PETRELLA, Enrico
Musicista, nato a Palermo il 10 dicembre 1813, morto a Genova il 7 aprile 1877. Allievo a Napoli di G. Furno, di F. Ruggi, di N. Zingarelli, esordì nel 1829 con Il diavolo color di rosa, opera comica, alla quale fece seguire altre dello stesso genere, assai meno felici e applaudite delle Precauzioni (1851).

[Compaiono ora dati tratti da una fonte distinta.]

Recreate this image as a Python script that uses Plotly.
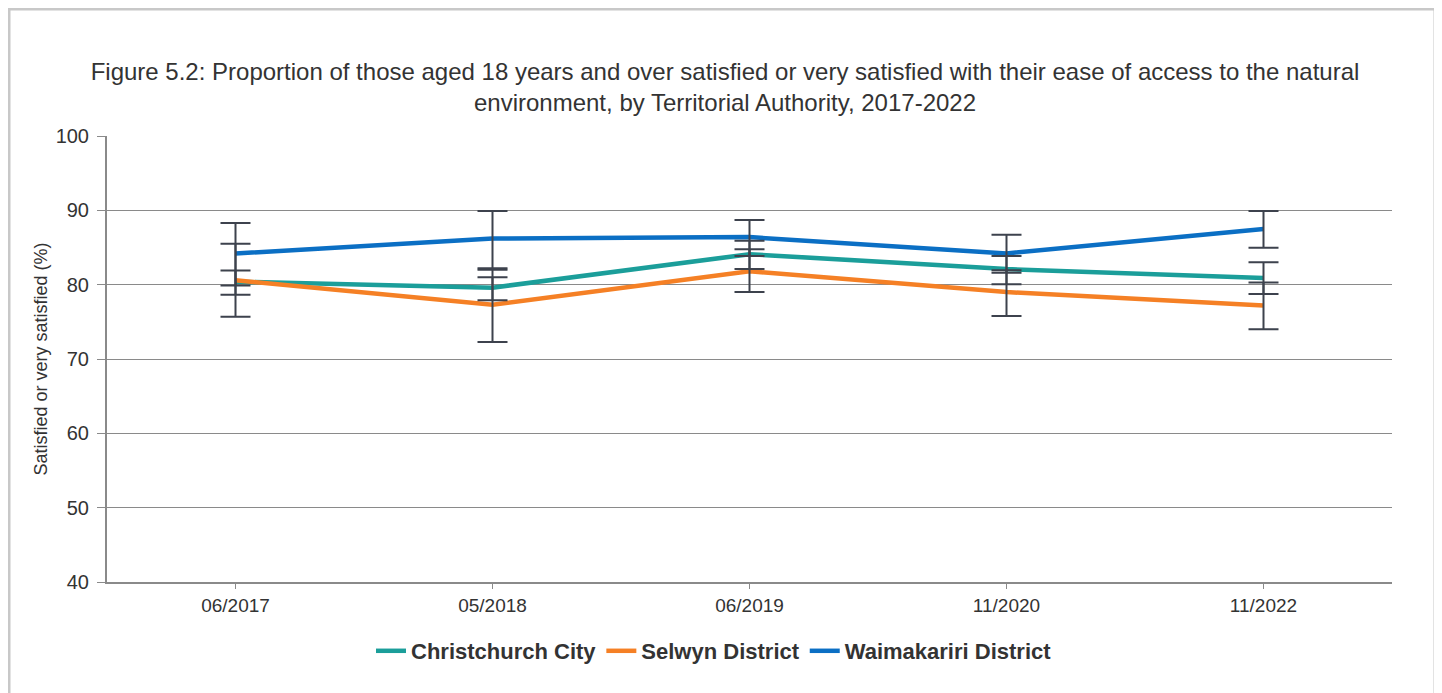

Questa commedia di carattere napoletano, benché l'azione si svolga a Venezia e i personaggi parlino per lo più in un banale italiano, sembra tipica della tendenza comica sviluppata nel repertorio del Teatro Nuovo di Napoli da P. Raimondi, da V. Fioravanti, da N. De Giosa, da E. Sarria; tipi della borghesia e del popolo, innamorati, tutori, buontemponi, sciocchi, derivati dalla farsa locale e dalle opere comiche settecentesche e donizettiane, guardati con lo spirito satirico napoletano, anche un poco patetici, talvolta pulcinelleschi. P. trovò ritmi, melodie, orchestrazione atti a integrare scene, persone, parole, variando dal buffonesco al sentimentale, mostrandosi ora improvvisatore, ora accurato, e tutt'altro che privo di fantasia e di tecnica. Passando alle opere serie, mostrò scarsa preparazione drammatica. Nel Marco Visconti (1854) P. emerse occasionalmente in arie delicate, come nella famosa "Rondinella pellegrina", in accenti incisivi. Progredì nell'Elnava (1855), dove il dramma della protagonista è espresso vigorosamente e più d'una pagina è ampia e densa; anche meglio nella Jone (1858), dove la psicologia è più elaborata e la materia affinata, e nella Contessa d'Amalfi (1864) con melodie affettuose, con maggiori esigenze teatrali. I Promessi Sposi, rappresentati a Lecco nel 1869, presente il Manzoni, sono considerati l'opera del P. più stilisticamente pura; rilievo di personaggi, espressioni di stati d'animo, carattere idilliaco, scene paesane, cori e commenti orchestrali determinano pagine personali. Manca l'organismo teatrale. Così, anche il Manfredo (1872) mostra l'istintività del melodista, l'accensione, caso per caso, del suo interesse drammatico, la sufficienza del tecnico in rapporto alle sue capacità. Dopo Bianca Orsini (1874) lasciò incompiuta Salammbô.
Bibl.: G. Pannain: Saggio sulla musica a Napoli nel sec. XIX, in Riv. mus. ital., XXXVI, 2 e XXXVII, 2.